● **Work required**: Copy out exactly the lines spanning the line with "Rebuild this chart" to the line with "90, 95, 98, 99, 99.5, 99.8, 99.95, 100]", inclusive, from the data underneath, with no pictures.
━━ Provided data ━━
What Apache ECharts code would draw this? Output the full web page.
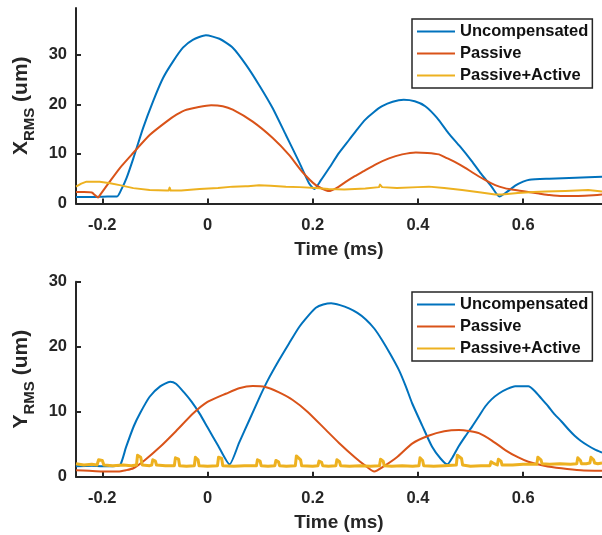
━━━
━━ Provided data ━━
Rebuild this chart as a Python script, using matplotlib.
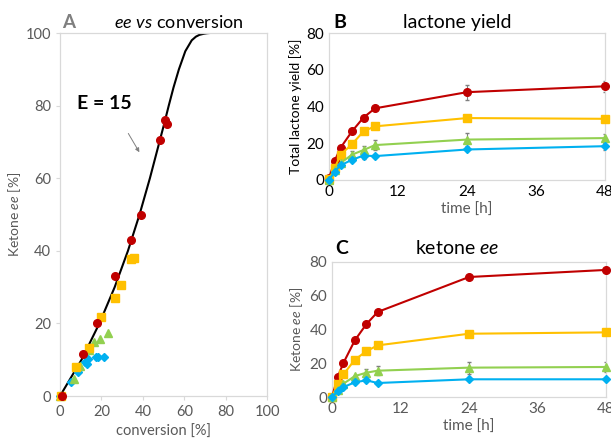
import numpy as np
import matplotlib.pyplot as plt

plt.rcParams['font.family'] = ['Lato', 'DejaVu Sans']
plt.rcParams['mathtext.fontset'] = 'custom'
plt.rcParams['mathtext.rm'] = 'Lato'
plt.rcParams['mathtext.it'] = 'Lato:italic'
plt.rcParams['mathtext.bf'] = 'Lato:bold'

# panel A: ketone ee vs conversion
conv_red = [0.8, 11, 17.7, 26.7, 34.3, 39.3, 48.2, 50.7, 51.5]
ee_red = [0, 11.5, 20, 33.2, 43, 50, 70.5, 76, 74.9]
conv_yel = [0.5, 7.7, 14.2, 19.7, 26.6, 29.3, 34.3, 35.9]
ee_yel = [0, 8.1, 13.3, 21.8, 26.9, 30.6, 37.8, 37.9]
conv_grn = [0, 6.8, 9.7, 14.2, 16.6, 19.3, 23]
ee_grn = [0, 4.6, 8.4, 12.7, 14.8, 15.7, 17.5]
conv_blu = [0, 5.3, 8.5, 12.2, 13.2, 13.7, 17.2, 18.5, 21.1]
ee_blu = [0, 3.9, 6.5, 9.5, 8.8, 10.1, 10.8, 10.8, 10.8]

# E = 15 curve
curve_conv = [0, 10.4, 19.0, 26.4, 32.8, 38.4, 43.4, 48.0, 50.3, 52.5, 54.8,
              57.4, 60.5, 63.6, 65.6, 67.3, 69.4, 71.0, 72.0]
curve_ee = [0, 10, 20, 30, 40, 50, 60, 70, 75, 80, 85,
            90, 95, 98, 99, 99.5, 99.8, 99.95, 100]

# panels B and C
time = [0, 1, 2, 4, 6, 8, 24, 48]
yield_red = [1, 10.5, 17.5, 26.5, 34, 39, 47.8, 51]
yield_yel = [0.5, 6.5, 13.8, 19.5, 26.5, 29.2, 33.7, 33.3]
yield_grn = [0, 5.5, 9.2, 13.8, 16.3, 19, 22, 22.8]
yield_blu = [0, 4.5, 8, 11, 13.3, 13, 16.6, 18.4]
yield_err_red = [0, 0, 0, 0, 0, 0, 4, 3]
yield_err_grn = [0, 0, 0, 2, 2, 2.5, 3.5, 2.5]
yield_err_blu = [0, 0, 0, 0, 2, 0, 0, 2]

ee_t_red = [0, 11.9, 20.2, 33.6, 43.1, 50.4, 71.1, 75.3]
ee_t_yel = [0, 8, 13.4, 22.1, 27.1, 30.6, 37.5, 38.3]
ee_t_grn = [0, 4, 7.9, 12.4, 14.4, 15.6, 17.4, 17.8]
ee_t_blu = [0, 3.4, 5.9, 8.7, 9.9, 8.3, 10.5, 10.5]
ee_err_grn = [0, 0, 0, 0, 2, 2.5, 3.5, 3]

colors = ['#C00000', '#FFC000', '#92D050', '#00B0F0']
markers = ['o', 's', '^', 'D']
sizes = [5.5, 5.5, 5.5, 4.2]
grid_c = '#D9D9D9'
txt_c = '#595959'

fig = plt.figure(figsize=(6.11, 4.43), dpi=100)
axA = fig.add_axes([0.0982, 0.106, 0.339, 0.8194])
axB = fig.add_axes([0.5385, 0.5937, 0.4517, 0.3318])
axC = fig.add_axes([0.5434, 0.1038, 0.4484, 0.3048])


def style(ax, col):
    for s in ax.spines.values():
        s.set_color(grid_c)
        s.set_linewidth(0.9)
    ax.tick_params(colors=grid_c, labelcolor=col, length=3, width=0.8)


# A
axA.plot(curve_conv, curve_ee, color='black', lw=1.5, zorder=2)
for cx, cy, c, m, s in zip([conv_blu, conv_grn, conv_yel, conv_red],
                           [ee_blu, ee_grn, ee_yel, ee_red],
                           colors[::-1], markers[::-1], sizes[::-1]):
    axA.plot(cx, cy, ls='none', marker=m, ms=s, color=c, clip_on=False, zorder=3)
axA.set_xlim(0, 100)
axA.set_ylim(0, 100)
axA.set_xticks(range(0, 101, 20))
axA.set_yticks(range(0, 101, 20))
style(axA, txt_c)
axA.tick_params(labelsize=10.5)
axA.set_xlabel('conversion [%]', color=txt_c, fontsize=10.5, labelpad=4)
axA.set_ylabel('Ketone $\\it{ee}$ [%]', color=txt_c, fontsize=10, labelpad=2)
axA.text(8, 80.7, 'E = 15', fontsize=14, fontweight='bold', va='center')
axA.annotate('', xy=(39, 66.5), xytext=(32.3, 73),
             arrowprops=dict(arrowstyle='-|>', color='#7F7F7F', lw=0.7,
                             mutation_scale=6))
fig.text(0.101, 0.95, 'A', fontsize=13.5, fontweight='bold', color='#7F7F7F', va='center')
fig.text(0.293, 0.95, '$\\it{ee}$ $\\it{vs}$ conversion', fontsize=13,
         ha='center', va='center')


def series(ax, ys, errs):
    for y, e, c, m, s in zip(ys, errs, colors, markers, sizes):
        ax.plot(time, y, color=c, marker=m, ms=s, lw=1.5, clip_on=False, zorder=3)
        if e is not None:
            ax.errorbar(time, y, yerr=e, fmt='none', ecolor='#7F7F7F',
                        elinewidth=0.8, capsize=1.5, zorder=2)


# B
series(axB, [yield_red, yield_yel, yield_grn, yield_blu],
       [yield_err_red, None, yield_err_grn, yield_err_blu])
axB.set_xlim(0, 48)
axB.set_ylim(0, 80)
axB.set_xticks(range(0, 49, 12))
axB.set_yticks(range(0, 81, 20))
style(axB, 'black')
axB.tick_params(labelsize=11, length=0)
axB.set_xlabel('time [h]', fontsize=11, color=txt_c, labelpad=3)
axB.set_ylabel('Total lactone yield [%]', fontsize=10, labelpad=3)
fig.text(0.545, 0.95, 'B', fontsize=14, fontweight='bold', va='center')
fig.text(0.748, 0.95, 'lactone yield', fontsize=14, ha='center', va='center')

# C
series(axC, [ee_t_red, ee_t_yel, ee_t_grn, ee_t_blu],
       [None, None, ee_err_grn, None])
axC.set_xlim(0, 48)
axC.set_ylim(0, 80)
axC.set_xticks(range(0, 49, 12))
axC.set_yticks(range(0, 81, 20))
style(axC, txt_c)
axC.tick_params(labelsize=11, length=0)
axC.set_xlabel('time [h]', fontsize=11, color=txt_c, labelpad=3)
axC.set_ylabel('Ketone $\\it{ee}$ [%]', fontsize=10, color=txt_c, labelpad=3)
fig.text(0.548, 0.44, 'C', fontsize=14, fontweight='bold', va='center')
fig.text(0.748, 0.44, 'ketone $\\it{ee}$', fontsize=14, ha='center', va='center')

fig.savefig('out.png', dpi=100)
━━━
━━ Provided data ━━
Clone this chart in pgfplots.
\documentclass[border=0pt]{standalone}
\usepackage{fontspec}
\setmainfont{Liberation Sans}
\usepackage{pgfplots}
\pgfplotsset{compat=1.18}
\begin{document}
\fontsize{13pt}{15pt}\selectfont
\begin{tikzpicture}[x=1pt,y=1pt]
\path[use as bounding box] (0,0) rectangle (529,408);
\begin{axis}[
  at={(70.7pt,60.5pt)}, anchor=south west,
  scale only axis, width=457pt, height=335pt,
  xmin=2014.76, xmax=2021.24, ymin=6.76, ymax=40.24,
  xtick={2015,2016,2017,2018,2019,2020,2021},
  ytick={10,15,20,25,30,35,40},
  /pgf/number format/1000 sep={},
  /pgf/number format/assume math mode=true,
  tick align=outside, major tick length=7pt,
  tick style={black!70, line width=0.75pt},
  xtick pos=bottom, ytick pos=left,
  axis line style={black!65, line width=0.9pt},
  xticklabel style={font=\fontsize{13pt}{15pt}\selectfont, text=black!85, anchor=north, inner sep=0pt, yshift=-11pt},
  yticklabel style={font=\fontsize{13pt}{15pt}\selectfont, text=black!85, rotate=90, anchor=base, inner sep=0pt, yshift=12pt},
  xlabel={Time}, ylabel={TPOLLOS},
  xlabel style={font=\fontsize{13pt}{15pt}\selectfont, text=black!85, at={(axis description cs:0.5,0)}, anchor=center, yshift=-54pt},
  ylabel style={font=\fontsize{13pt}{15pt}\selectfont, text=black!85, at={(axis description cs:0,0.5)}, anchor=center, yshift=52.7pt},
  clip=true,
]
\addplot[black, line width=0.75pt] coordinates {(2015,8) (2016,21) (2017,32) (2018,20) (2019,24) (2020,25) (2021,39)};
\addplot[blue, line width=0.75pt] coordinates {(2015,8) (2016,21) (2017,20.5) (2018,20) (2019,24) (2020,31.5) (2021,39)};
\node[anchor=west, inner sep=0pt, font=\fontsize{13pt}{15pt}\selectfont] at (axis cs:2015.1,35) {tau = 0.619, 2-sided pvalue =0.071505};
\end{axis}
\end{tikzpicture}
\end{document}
━━━
● **Answer to the exercise**:
Rebuild this chart as a Python script, using matplotlib.
import numpy as np
import matplotlib.pyplot as plt

plt.rcParams['font.family'] = ['Lato', 'DejaVu Sans']
plt.rcParams['mathtext.fontset'] = 'custom'
plt.rcParams['mathtext.rm'] = 'Lato'
plt.rcParams['mathtext.it'] = 'Lato:italic'
plt.rcParams['mathtext.bf'] = 'Lato:bold'

# panel A: ketone ee vs conversion
conv_red = [0.8, 11, 17.7, 26.7, 34.3, 39.3, 48.2, 50.7, 51.5]
ee_red = [0, 11.5, 20, 33.2, 43, 50, 70.5, 76, 74.9]
conv_yel = [0.5, 7.7, 14.2, 19.7, 26.6, 29.3, 34.3, 35.9]
ee_yel = [0, 8.1, 13.3, 21.8, 26.9, 30.6, 37.8, 37.9]
conv_grn = [0, 6.8, 9.7, 14.2, 16.6, 19.3, 23]
ee_grn = [0, 4.6, 8.4, 12.7, 14.8, 15.7, 17.5]
conv_blu = [0, 5.3, 8.5, 12.2, 13.2, 13.7, 17.2, 18.5, 21.1]
ee_blu = [0, 3.9, 6.5, 9.5, 8.8, 10.1, 10.8, 10.8, 10.8]

# E = 15 curve
curve_conv = [0, 10.4, 19.0, 26.4, 32.8, 38.4, 43.4, 48.0, 50.3, 52.5, 54.8,
              57.4, 60.5, 63.6, 65.6, 67.3, 69.4, 71.0, 72.0]
curve_ee = [0, 10, 20, 30, 40, 50, 60, 70, 75, 80, 85,
            90, 95, 98, 99, 99.5, 99.8, 99.95, 100]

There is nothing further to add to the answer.